If HG Vora gets from shareholders, it could control as much as one-third of the seats on Penn’s board, giving HG Vora tremendous influence over the company’s future. That might mean significant changes for Penn’s existing online gambling presence and a deviation in the company’s strategy for that division moving forward.

HG Vora pushing for major presence on Penn’s board

Penn’s attempts to satiate HG Vora so far have not been sufficient to stem off a proxy fight over board elections. HG Vora controls nearly 5% of the total shares in Penn.

Svea Herbst-Bayliss of Reuters reports that HG Vora “plans to push ahead…and elect all three of its director candidates.” Christopher Palmeri reported for Bloomberg that discussions between HG Vora and Penn resulted in Penn agreeing to the candidacies of two of HG Vora’s three picks.

Herbst-Bayliss added that Penn intends to shrink the size of its board by one seat. In response, HG Vora claimed that the reduction “has no legitimate corporate purpose and deprives shareholders of their fundamental right to elect directors of their choosing.”

At the center of the dispute between HG Vora and Penn is Penn’s interactive division and the future of that segment of the business.

Future of ESPN Bet, Hollywood online casino at stake

Palmeri points out that “HG Vora…has said Penn squandered nearly $4 billion trying to crack the online sports betting market.” That’s a reference to Penn’s acquisition of The Score, licensing of ESPN for its online sportsbook, and Penn’s acquisition then sale of Barstool Sports.

Through all those expenses and continuing to the present time, Penn’s market share for online sports wagering in multiple United States jurisdictions has remained small. Penn has taken actions like separating ESPN Bet from its iGaming platform, Hollywood online casino, in multiple states.

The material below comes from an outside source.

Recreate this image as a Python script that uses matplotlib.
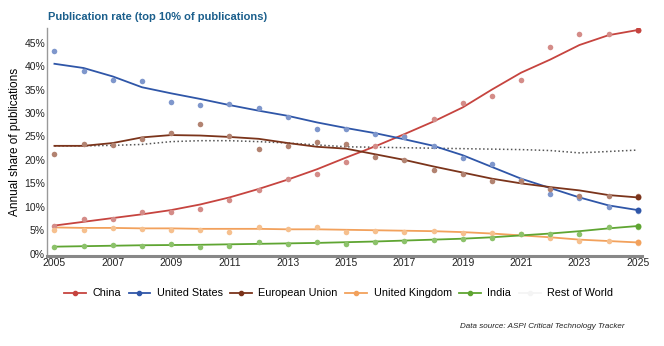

Penn’s share of the iGaming market in its current addressable market has been better than its share of online sports wagering. For example, March continued a trend of growth for Hollywood in Michigan.

That might be where Penn focuses its energies in the future, especially if three of the nine spots on its board are HG Vora picks. For ESPN Bet, though, that sequence of events playing out could mean much more substantial changes.

Penn has an option to make an early exit of its licensing deal with ESPN in 2026. Doing so could introduce a significant cost savings as the company devotes resources to other segments of its business, something that HG Vora has been advocating for.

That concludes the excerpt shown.